A photograph shared on social media depicting an Icelandair commercial jet observed from above while transiting Greenlandic airspace offers a rare visual illustration of North Atlantic oceanic operations that carries real operational significance for crews flying transatlantic routes. The image captures the unusual circumstance of one aircraft being within visual range of another in an environment where separation is measured in tens of nautical miles rather than the three-to-five miles typical of domestic radar environments. The Icelandair fleet operating transatlantic routes consists primarily of Boeing 737 MAX 8 and 757-200 aircraft, both of which routinely transit Greenlandic airspace on routes connecting Keflavik (BIKF) to North American destinations including Boston, New York, Seattle, and numerous other gateways.
The North Atlantic Track System (NAT-OTS), organized twice daily by Shanwick and Gander Oceanic Control, governs the majority of transatlantic traffic through this region. Organized Track separation within the NAT requires a minimum of 1,000 feet vertical and 50 nautical miles lateral between aircraft on the same track, or 60 nautical miles between parallel tracks. The visual proximity evident in the photograph suggests the two aircraft were on different but nearby tracks or potentially on non-organized-track routes, operating within RVSM airspace where vertical separation can compress to 1,000 feet between FL290 and FL410. For crews operating in this environment, the rarity of a visual sighting underscores just how infrequently the geometry of altitude and lateral position aligns to place two oceanic aircraft within unaided visual range.
From an avionics and situational awareness standpoint, the encounter highlights the increasing role of ADS-B and TCAS in oceanic airspace. The NAT High Level Airspace (HLA) has undergone a significant mandate expansion requiring ADS-B Out capability, with ICAO mandating equipage for operations in the region. This allows oceanic controllers and onboard TCAS systems to maintain awareness of proximate traffic even in the absence of traditional secondary radar coverage over the Greenland ice sheet. Crews operating in the NAT HLA are expected to monitor 123.45 MHz as an air-to-air frequency, and encounters like the one depicted — while visually dramatic — are operationally managed through these electronic means long before any visual acquisition becomes possible.
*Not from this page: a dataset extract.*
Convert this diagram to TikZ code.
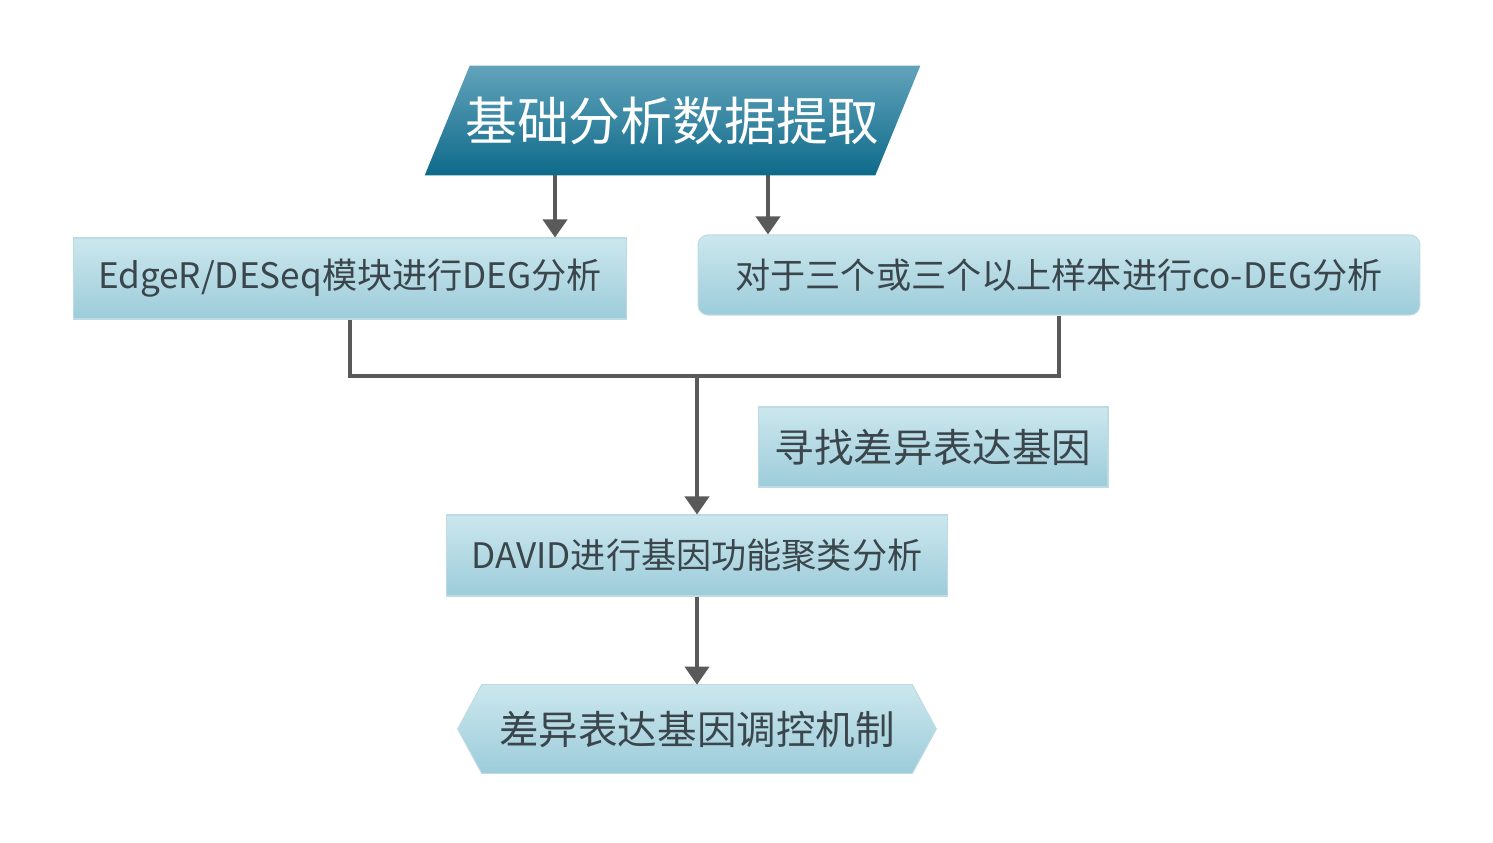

The broader significance for corporate and airline operators lies in the reminder that North Atlantic oceanic airspace, despite its apparent emptiness, concentrates a substantial volume of traffic along relatively narrow corridor bands driven by favorable winds. On peak westbound days, over 1,500 aircraft may transit NAT airspace within a compressed window, and the Greenland FIR (BGGL) sees meaningful overfly traffic on both organized tracks and random routes. Business aviation operators flying NBAA-style transatlantic profiles in Gulfstream, Dassault, and Bombardier long-range aircraft frequently transit this region on random routes outside the organized track structure, where procedural separation and position reporting discipline remain the primary safety layers. The photograph serves as a visceral reminder that those procedural standards exist for good reason — and that oceanic airspace, while vast, is not empty.